- _Collected material_:
§ §
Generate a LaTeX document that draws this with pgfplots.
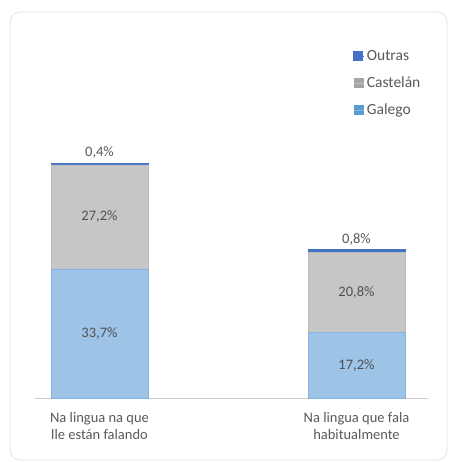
\documentclass[border=0pt]{standalone}
\usepackage{pgfplots}
\usepackage{pgfplotstable}
\pgfplotsset{compat=1.18}
\usepackage{fontspec}
\setmainfont{Carlito}
\definecolor{galego}{HTML}{9DC3E6}
\definecolor{galegoedge}{HTML}{86B3E0}
\definecolor{castelan}{HTML}{C6C6C6}
\definecolor{castelanedge}{HTML}{BBBBBB}
\definecolor{outras}{HTML}{4472C4}
\definecolor{txt}{HTML}{595959}
\definecolor{intxt}{HTML}{505050}
\definecolor{legGal}{HTML}{5B9BD5}
\definecolor{legCas}{HTML}{A5A5A5}
\definecolor{legOut}{HTML}{4472C4}
\pgfplotstableread{
x g c o
0 33.7 27.2 0.4
1 17.2 20.8 0.8
}\data
\begin{document}
\begin{tikzpicture}
\path (0pt,0pt) rectangle (448pt,462pt);
\draw[rounded corners=10pt, color=gray!22, line width=0.8pt] (10pt,2pt) rectangle (447pt,450pt);
\begin{axis}[
  at={(99.5pt,64pt)}, anchor=origin,
  x=257pt, y=3.83pt,
  xmin=-0.251, xmax=1.278, ymin=0, ymax=95,
  ybar stacked, bar width=97pt,
  axis y line=none, axis x line*=bottom,
  x axis line style={-, draw=gray!40, line width=0.8pt},
  xtick=data,
  xticklabels={{Na lingua na que\\lle están falando},{Na lingua que fala\\habitualmente}},
  major tick length=0pt,
  xticklabel style={align=center, text=txt, font=\fontsize{14.5}{17}\selectfont, yshift=-11pt},
  /pgf/number format/assume math mode=true,
  clip=false,
  reverse legend,
  legend cell align=left,
  legend style={at={(0.81,0.962)}, anchor=north west, draw=none, fill=none, inner sep=0pt,
    font=\fontsize{15.5}{18}\selectfont, text=txt, row sep=11pt,
    /tikz/every even column/.append style={column sep=0pt}},
  nodes near coords={\pgfmathprintnumber[fixed,fixed zerofill,precision=1,use comma]{\pgfplotspointmeta}\%},
  every node near coord/.append style={font=\fontsize{14.5}{17}\selectfont},
]
\addplot[fill=galego, draw=galegoedge, line width=0.4pt,
  every node near coord/.append style={text=intxt, anchor=center},
  legend image code/.code={\fill[legGal] (0pt,-4.5pt) rectangle (9pt,4.5pt); \path (0pt,0pt) -- (10.5pt,0pt);}]
  table[x=x, y=g, meta=g] {\data};
\addlegendentry{Galego}
\addplot[fill=castelan, draw=castelanedge, line width=0.4pt,
  every node near coord/.append style={text=intxt, anchor=center},
  legend image code/.code={\fill[legCas] (0pt,-4.5pt) rectangle (9pt,4.5pt); \path (0pt,0pt) -- (10.5pt,0pt);}]
  table[x=x, y=c, meta=c] {\data};
\addlegendentry{Castelán}
\addplot[fill=outras, draw=outras, line width=0.9pt,
  every node near coord/.append style={text=txt, anchor=south, yshift=2pt},
  legend image code/.code={\fill[legOut] (0pt,-4.5pt) rectangle (9pt,4.5pt); \path (0pt,0pt) -- (10.5pt,0pt);}]
  table[x=x, y=o, meta=o] {\data};
\addlegendentry{Outras}
\end{axis}
\end{tikzpicture}
\end{document}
§ §
Leaving the pictures aside, transcribe the entire listing exactly.

- _Completed task_:
Generate a LaTeX document that draws this with pgfplots.
\documentclass[border=0pt]{standalone}
\usepackage{pgfplots}
\usepackage{pgfplotstable}
\pgfplotsset{compat=1.18}
\usepackage{fontspec}
\setmainfont{Carlito}
\definecolor{galego}{HTML}{9DC3E6}
\definecolor{galegoedge}{HTML}{86B3E0}
\definecolor{castelan}{HTML}{C6C6C6}
\definecolor{castelanedge}{HTML}{BBBBBB}
\definecolor{outras}{HTML}{4472C4}
\definecolor{txt}{HTML}{595959}
\definecolor{intxt}{HTML}{505050}
\definecolor{legGal}{HTML}{5B9BD5}
\definecolor{legCas}{HTML}{A5A5A5}
\definecolor{legOut}{HTML}{4472C4}
\pgfplotstableread{
x g c o
0 33.7 27.2 0.4
1 17.2 20.8 0.8
}\data
\begin{document}
\begin{tikzpicture}
\path (0pt,0pt) rectangle (448pt,462pt);
\draw[rounded corners=10pt, color=gray!22, line width=0.8pt] (10pt,2pt) rectangle (447pt,450pt);
\begin{axis}[
  at={(99.5pt,64pt)}, anchor=origin,
  x=257pt, y=3.83pt,
  xmin=-0.251, xmax=1.278, ymin=0, ymax=95,
  ybar stacked, bar width=97pt,
  axis y line=none, axis x line*=bottom,
  x axis line style={-, draw=gray!40, line width=0.8pt},
  xtick=data,
  xticklabels={{Na lingua na que\\lle están falando},{Na lingua que fala\\habitualmente}},
  major tick length=0pt,
  xticklabel style={align=center, text=txt, font=\fontsize{14.5}{17}\selectfont, yshift=-11pt},
  /pgf/number format/assume math mode=true,
  clip=false,
  reverse legend,
  legend cell align=left,
  legend style={at={(0.81,0.962)}, anchor=north west, draw=none, fill=none, inner sep=0pt,
    font=\fontsize{15.5}{18}\selectfont, text=txt, row sep=11pt,
    /tikz/every even column/.append style={column sep=0pt}},
  nodes near coords={\pgfmathprintnumber[fixed,fixed zerofill,precision=1,use comma]{\pgfplotspointmeta}\%},
  every node near coord/.append style={font=\fontsize{14.5}{17}\selectfont},
]
\addplot[fill=galego, draw=galegoedge, line width=0.4pt,
  every node near coord/.append style={text=intxt, anchor=center},
  legend image code/.code={\fill[legGal] (0pt,-4.5pt) rectangle (9pt,4.5pt); \path (0pt,0pt) -- (10.5pt,0pt);}]
  table[x=x, y=g, meta=g] {\data};
\addlegendentry{Galego}
\addplot[fill=castelan, draw=castelanedge, line width=0.4pt,
  every node near coord/.append style={text=intxt, anchor=center},
  legend image code/.code={\fill[legCas] (0pt,-4.5pt) rectangle (9pt,4.5pt); \path (0pt,0pt) -- (10.5pt,0pt);}]
  table[x=x, y=c, meta=c] {\data};
\addlegendentry{Castelán}
\addplot[fill=outras, draw=outras, line width=0.9pt,
  every node near coord/.append style={text=txt, anchor=south, yshift=2pt},
  legend image code/.code={\fill[legOut] (0pt,-4.5pt) rectangle (9pt,4.5pt); \path (0pt,0pt) -- (10.5pt,0pt);}]
  table[x=x, y=o, meta=o] {\data};
\addlegendentry{Outras}
\end{axis}
\end{tikzpicture}
\end{document}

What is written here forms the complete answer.